Her husband protests good-naturedly that he was not obsessed: "Sometimes I'd go two or three weeks without touching a penny." He pauses: "Then, I'd roll for two or three hours. It was very relaxing."

Until lightning struck, twice.

Electrical storms knocked out his living room television, directly above his penny collection. "I thought the copper in pennies may be attracting lightning," Sukie says.

His notebook shows he wrapped his last roll 8/07/04.

Getting rid of the pennies was harder than collecting them. "Nobody wants pennies," he says.

One bank refused to take them. His credit union limited him to $300 worth every Monday. He lugged pennies to the coin-counting machine at the local grocery store.

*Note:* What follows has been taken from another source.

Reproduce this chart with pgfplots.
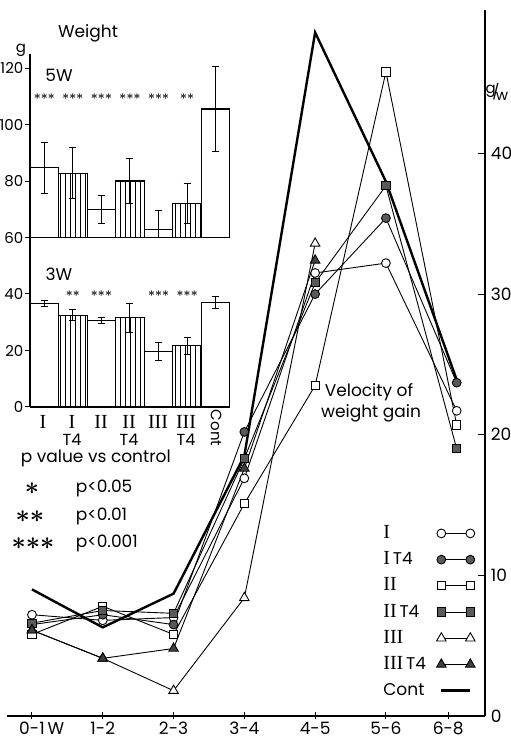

One day, he met the man who serviced the coin machines. "Do you make house calls?" Sukie asked. "How much you got?" the employee responded.

Coinstar, a Bellevue, Wash., company with coin-counting machines in 11,000 grocery stores, set up two machines to count Sukie's pennies and will finish today. The old Coinstar record was 792,141 pennies turned in by Sylvester Neal of Anchorage, in 2001.

So what's next for Sukie? He says he may finally have time to index his pencil collection.